### To do
Without the pictures, can you quote each line below exactly?

### Recorded data
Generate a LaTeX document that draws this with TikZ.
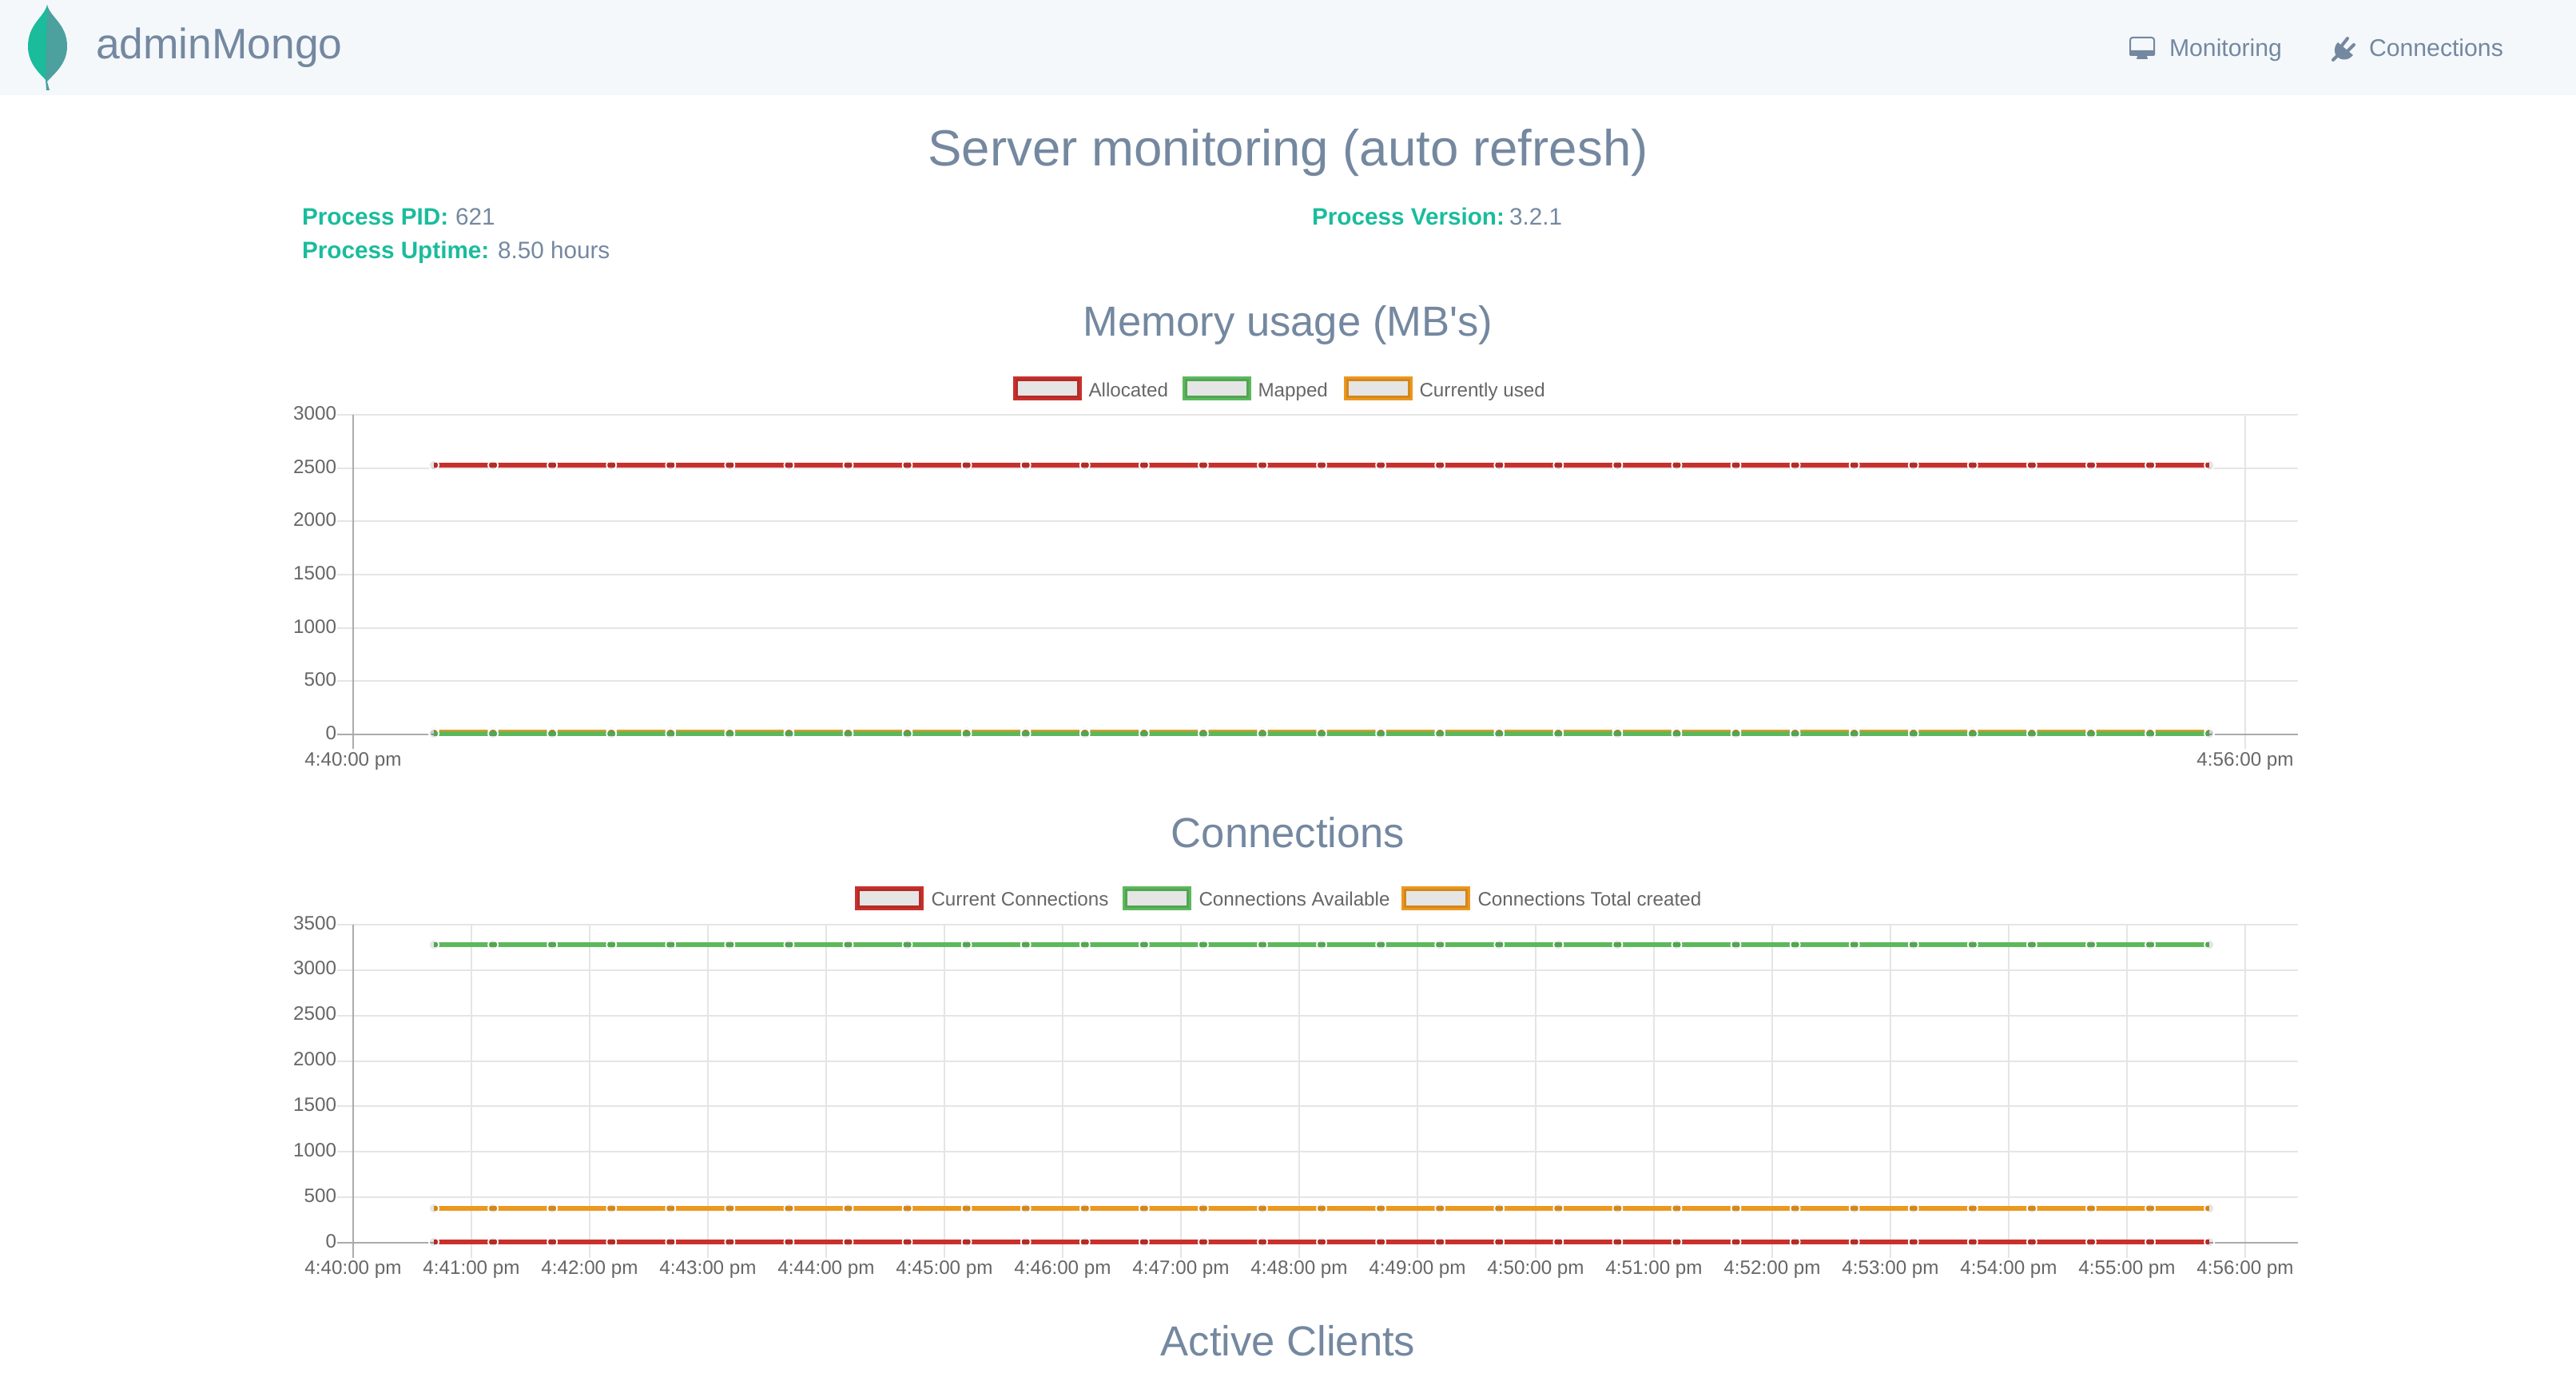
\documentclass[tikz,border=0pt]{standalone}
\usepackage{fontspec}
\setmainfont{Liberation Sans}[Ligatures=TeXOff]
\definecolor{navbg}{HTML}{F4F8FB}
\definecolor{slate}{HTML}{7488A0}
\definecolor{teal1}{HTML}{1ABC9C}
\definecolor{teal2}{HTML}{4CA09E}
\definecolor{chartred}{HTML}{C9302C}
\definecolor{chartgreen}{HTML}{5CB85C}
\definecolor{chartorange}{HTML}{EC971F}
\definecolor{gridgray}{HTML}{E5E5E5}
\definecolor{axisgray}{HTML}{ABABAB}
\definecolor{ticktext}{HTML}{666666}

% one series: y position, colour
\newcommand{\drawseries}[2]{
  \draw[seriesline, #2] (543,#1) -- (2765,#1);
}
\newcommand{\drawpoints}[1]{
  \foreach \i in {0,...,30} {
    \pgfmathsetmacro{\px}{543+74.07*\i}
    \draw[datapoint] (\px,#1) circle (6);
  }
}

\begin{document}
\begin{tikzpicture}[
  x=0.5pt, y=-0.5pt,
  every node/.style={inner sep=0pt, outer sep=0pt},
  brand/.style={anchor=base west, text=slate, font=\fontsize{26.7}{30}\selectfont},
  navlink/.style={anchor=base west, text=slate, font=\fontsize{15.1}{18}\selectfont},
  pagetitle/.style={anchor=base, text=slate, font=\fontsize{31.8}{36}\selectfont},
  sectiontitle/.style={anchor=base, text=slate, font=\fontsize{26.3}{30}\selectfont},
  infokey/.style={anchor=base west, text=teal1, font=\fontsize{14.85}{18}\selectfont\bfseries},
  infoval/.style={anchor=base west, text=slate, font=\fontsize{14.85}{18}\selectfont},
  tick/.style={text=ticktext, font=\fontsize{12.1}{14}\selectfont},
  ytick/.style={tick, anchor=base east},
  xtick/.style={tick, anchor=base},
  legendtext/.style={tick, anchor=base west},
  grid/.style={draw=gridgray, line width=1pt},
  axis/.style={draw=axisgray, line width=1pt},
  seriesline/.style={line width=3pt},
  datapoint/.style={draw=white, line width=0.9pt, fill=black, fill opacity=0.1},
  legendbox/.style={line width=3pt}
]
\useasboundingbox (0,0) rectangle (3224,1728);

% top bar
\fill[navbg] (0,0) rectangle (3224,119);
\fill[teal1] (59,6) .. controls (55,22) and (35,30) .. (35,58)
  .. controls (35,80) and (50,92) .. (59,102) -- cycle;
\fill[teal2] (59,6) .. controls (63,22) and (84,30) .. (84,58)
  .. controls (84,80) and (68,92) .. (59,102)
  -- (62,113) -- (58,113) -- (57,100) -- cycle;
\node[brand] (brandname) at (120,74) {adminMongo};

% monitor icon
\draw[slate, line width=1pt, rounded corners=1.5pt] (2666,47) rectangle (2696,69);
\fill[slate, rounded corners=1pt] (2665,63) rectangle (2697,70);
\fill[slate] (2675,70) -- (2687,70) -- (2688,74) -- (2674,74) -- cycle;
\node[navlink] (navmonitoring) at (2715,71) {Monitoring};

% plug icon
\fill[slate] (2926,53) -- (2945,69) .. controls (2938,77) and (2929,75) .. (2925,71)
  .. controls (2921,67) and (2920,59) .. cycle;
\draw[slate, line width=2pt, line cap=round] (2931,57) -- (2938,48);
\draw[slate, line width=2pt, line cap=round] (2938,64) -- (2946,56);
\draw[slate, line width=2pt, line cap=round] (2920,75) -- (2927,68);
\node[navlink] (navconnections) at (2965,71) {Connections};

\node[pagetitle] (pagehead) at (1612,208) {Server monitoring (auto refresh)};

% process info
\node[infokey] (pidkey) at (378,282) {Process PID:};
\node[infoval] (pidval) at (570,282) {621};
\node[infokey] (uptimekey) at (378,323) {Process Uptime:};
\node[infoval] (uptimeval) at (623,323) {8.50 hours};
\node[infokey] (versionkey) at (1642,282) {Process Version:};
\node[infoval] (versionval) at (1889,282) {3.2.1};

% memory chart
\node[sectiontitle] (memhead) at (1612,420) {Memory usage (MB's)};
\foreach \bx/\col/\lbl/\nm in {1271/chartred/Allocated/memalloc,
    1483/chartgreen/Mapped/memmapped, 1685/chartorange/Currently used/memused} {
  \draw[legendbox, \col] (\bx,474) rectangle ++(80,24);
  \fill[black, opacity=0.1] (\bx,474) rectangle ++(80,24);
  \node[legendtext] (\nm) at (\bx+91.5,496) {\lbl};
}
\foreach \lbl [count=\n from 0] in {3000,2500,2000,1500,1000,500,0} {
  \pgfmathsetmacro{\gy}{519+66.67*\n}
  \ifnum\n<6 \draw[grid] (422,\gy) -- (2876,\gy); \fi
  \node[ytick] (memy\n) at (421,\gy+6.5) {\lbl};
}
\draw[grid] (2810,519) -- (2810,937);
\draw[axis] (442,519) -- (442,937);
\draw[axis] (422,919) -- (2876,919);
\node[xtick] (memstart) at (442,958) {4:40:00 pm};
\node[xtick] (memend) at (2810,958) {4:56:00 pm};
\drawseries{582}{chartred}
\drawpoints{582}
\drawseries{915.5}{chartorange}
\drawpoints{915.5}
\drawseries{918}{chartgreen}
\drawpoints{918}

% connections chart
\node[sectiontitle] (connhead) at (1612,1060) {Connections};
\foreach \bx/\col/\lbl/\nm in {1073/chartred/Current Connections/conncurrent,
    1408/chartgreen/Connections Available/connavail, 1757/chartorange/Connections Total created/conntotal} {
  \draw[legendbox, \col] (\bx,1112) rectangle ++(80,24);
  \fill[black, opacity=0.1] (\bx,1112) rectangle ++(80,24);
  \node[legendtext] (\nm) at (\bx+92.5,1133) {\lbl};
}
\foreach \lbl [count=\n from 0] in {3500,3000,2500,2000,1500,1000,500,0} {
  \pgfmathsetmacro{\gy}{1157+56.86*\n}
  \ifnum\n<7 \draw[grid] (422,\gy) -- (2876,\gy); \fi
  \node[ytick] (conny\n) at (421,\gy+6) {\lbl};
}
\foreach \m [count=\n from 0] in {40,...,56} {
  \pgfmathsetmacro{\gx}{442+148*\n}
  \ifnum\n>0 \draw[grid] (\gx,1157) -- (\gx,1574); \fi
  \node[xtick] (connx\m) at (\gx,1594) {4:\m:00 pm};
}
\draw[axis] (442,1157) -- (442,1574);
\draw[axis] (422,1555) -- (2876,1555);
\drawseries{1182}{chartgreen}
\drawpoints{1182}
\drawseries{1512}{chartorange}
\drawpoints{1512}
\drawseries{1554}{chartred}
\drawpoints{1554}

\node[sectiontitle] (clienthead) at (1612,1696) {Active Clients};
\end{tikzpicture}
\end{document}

### Problem solution
Generate a LaTeX document that draws this with TikZ.
\documentclass[tikz,border=0pt]{standalone}
\usepackage{fontspec}
\setmainfont{Liberation Sans}[Ligatures=TeXOff]
\definecolor{navbg}{HTML}{F4F8FB}
\definecolor{slate}{HTML}{7488A0}
\definecolor{teal1}{HTML}{1ABC9C}
\definecolor{teal2}{HTML}{4CA09E}
\definecolor{chartred}{HTML}{C9302C}
\definecolor{chartgreen}{HTML}{5CB85C}
\definecolor{chartorange}{HTML}{EC971F}
\definecolor{gridgray}{HTML}{E5E5E5}
\definecolor{axisgray}{HTML}{ABABAB}
\definecolor{ticktext}{HTML}{666666}

% one series: y position, colour
\newcommand{\drawseries}[2]{
  \draw[seriesline, #2] (543,#1) -- (2765,#1);
}
\newcommand{\drawpoints}[1]{
  \foreach \i in {0,...,30} {
    \pgfmathsetmacro{\px}{543+74.07*\i}
    \draw[datapoint] (\px,#1) circle (6);
  }
}

\begin{document}
\begin{tikzpicture}[
  x=0.5pt, y=-0.5pt,
  every node/.style={inner sep=0pt, outer sep=0pt},
  brand/.style={anchor=base west, text=slate, font=\fontsize{26.7}{30}\selectfont},
  navlink/.style={anchor=base west, text=slate, font=\fontsize{15.1}{18}\selectfont},
  pagetitle/.style={anchor=base, text=slate, font=\fontsize{31.8}{36}\selectfont},
  sectiontitle/.style={anchor=base, text=slate, font=\fontsize{26.3}{30}\selectfont},
  infokey/.style={anchor=base west, text=teal1, font=\fontsize{14.85}{18}\selectfont\bfseries},
  infoval/.style={anchor=base west, text=slate, font=\fontsize{14.85}{18}\selectfont},
  tick/.style={text=ticktext, font=\fontsize{12.1}{14}\selectfont},
  ytick/.style={tick, anchor=base east},
  xtick/.style={tick, anchor=base},
  legendtext/.style={tick, anchor=base west},
  grid/.style={draw=gridgray, line width=1pt},
  axis/.style={draw=axisgray, line width=1pt},
  seriesline/.style={line width=3pt},
  datapoint/.style={draw=white, line width=0.9pt, fill=black, fill opacity=0.1},
  legendbox/.style={line width=3pt}
]
\useasboundingbox (0,0) rectangle (3224,1728);

% top bar
\fill[navbg] (0,0) rectangle (3224,119);
\fill[teal1] (59,6) .. controls (55,22) and (35,30) .. (35,58)
  .. controls (35,80) and (50,92) .. (59,102) -- cycle;
\fill[teal2] (59,6) .. controls (63,22) and (84,30) .. (84,58)
  .. controls (84,80) and (68,92) .. (59,102)
  -- (62,113) -- (58,113) -- (57,100) -- cycle;
\node[brand] (brandname) at (120,74) {adminMongo};

% monitor icon
\draw[slate, line width=1pt, rounded corners=1.5pt] (2666,47) rectangle (2696,69);
\fill[slate, rounded corners=1pt] (2665,63) rectangle (2697,70);
\fill[slate] (2675,70) -- (2687,70) -- (2688,74) -- (2674,74) -- cycle;
\node[navlink] (navmonitoring) at (2715,71) {Monitoring};

% plug icon
\fill[slate] (2926,53) -- (2945,69) .. controls (2938,77) and (2929,75) .. (2925,71)
  .. controls (2921,67) and (2920,59) .. cycle;
\draw[slate, line width=2pt, line cap=round] (2931,57) -- (2938,48);
\draw[slate, line width=2pt, line cap=round] (2938,64) -- (2946,56);
\draw[slate, line width=2pt, line cap=round] (2920,75) -- (2927,68);
\node[navlink] (navconnections) at (2965,71) {Connections};

\node[pagetitle] (pagehead) at (1612,208) {Server monitoring (auto refresh)};

% process info
\node[infokey] (pidkey) at (378,282) {Process PID:};
\node[infoval] (pidval) at (570,282) {621};
\node[infokey] (uptimekey) at (378,323) {Process Uptime:};
\node[infoval] (uptimeval) at (623,323) {8.50 hours};
\node[infokey] (versionkey) at (1642,282) {Process Version:};
\node[infoval] (versionval) at (1889,282) {3.2.1};

% memory chart
\node[sectiontitle] (memhead) at (1612,420) {Memory usage (MB's)};
\foreach \bx/\col/\lbl/\nm in {1271/chartred/Allocated/memalloc,
    1483/chartgreen/Mapped/memmapped, 1685/chartorange/Currently used/memused} {
  \draw[legendbox, \col] (\bx,474) rectangle ++(80,24);
  \fill[black, opacity=0.1] (\bx,474) rectangle ++(80,24);
  \node[legendtext] (\nm) at (\bx+91.5,496) {\lbl};
}
\foreach \lbl [count=\n from 0] in {3000,2500,2000,1500,1000,500,0} {
  \pgfmathsetmacro{\gy}{519+66.67*\n}
  \ifnum\n<6 \draw[grid] (422,\gy) -- (2876,\gy); \fi
  \node[ytick] (memy\n) at (421,\gy+6.5) {\lbl};
}
\draw[grid] (2810,519) -- (2810,937);
\draw[axis] (442,519) -- (442,937);
\draw[axis] (422,919) -- (2876,919);
\node[xtick] (memstart) at (442,958) {4:40:00 pm};
\node[xtick] (memend) at (2810,958) {4:56:00 pm};
\drawseries{582}{chartred}
\drawpoints{582}
\drawseries{915.5}{chartorange}
\drawpoints{915.5}
\drawseries{918}{chartgreen}
\drawpoints{918}

% connections chart
\node[sectiontitle] (connhead) at (1612,1060) {Connections};
\foreach \bx/\col/\lbl/\nm in {1073/chartred/Current Connections/conncurrent,
    1408/chartgreen/Connections Available/connavail, 1757/chartorange/Connections Total created/conntotal} {
  \draw[legendbox, \col] (\bx,1112) rectangle ++(80,24);
  \fill[black, opacity=0.1] (\bx,1112) rectangle ++(80,24);
  \node[legendtext] (\nm) at (\bx+92.5,1133) {\lbl};
}
\foreach \lbl [count=\n from 0] in {3500,3000,2500,2000,1500,1000,500,0} {
  \pgfmathsetmacro{\gy}{1157+56.86*\n}
  \ifnum\n<7 \draw[grid] (422,\gy) -- (2876,\gy); \fi
  \node[ytick] (conny\n) at (421,\gy+6) {\lbl};
}
\foreach \m [count=\n from 0] in {40,...,56} {
  \pgfmathsetmacro{\gx}{442+148*\n}
  \ifnum\n>0 \draw[grid] (\gx,1157) -- (\gx,1574); \fi
  \node[xtick] (connx\m) at (\gx,1594) {4:\m:00 pm};
}
\draw[axis] (442,1157) -- (442,1574);
\draw[axis] (422,1555) -- (2876,1555);
\drawseries{1182}{chartgreen}
\drawpoints{1182}
\drawseries{1512}{chartorange}
\drawpoints{1512}
\drawseries{1554}{chartred}
\drawpoints{1554}

\node[sectiontitle] (clienthead) at (1612,1696) {Active Clients};
\end{tikzpicture}
\end{document}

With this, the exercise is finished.